GIVEN REQUEST:
Reproduce the entries word for word, and omit any picture you find in them.

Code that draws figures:
========
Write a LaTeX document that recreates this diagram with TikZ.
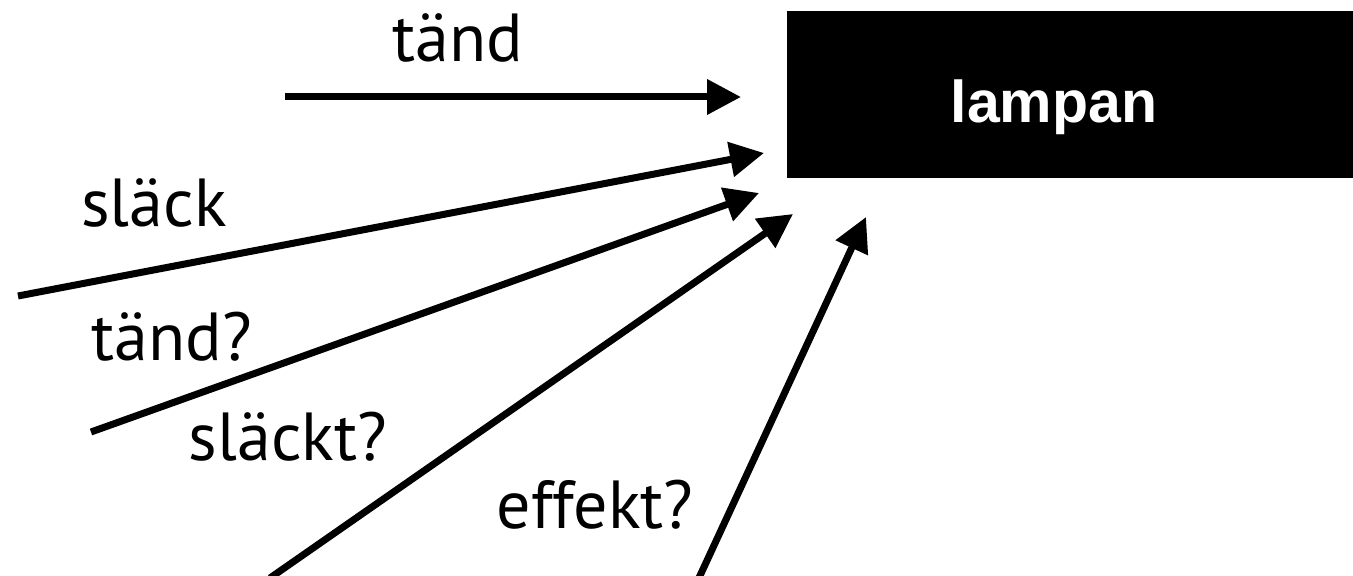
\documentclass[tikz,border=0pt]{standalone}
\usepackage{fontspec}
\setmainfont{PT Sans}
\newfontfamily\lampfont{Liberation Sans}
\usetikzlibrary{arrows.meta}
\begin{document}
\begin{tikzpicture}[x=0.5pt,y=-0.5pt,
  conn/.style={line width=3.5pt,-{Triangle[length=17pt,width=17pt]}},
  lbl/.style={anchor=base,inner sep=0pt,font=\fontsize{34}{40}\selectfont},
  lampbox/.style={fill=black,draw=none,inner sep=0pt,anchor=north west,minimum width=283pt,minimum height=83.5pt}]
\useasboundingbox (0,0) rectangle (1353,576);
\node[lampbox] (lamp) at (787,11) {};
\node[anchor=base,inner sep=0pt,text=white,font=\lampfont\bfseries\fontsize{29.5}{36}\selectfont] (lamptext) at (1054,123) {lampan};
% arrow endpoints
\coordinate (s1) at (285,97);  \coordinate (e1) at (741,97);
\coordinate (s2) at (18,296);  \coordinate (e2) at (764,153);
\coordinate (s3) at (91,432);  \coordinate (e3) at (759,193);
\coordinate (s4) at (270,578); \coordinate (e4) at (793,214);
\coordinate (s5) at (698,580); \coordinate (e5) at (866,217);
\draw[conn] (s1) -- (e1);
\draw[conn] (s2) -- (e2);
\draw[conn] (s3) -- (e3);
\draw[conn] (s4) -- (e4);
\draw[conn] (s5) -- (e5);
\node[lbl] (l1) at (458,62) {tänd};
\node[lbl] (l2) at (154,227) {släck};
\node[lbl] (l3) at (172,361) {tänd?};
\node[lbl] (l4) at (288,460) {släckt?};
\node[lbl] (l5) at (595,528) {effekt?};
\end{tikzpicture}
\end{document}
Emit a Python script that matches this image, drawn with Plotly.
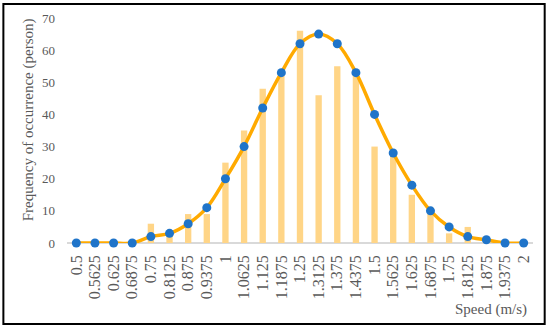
========
EXERCISE RESULT:
Write a LaTeX document that recreates this diagram with TikZ.
\documentclass[tikz,border=0pt]{standalone}
\usepackage{fontspec}
\setmainfont{PT Sans}
\newfontfamily\lampfont{Liberation Sans}
\usetikzlibrary{arrows.meta}
\begin{document}
\begin{tikzpicture}[x=0.5pt,y=-0.5pt,
  conn/.style={line width=3.5pt,-{Triangle[length=17pt,width=17pt]}},
  lbl/.style={anchor=base,inner sep=0pt,font=\fontsize{34}{40}\selectfont},
  lampbox/.style={fill=black,draw=none,inner sep=0pt,anchor=north west,minimum width=283pt,minimum height=83.5pt}]
\useasboundingbox (0,0) rectangle (1353,576);
\node[lampbox] (lamp) at (787,11) {};
\node[anchor=base,inner sep=0pt,text=white,font=\lampfont\bfseries\fontsize{29.5}{36}\selectfont] (lamptext) at (1054,123) {lampan};
% arrow endpoints
\coordinate (s1) at (285,97);  \coordinate (e1) at (741,97);
\coordinate (s2) at (18,296);  \coordinate (e2) at (764,153);
\coordinate (s3) at (91,432);  \coordinate (e3) at (759,193);
\coordinate (s4) at (270,578); \coordinate (e4) at (793,214);
\coordinate (s5) at (698,580); \coordinate (e5) at (866,217);
\draw[conn] (s1) -- (e1);
\draw[conn] (s2) -- (e2);
\draw[conn] (s3) -- (e3);
\draw[conn] (s4) -- (e4);
\draw[conn] (s5) -- (e5);
\node[lbl] (l1) at (458,62) {tänd};
\node[lbl] (l2) at (154,227) {släck};
\node[lbl] (l3) at (172,361) {tänd?};
\node[lbl] (l4) at (288,460) {släckt?};
\node[lbl] (l5) at (595,528) {effekt?};
\end{tikzpicture}
\end{document}
Emit a Python script that matches this image, drawn with Plotly.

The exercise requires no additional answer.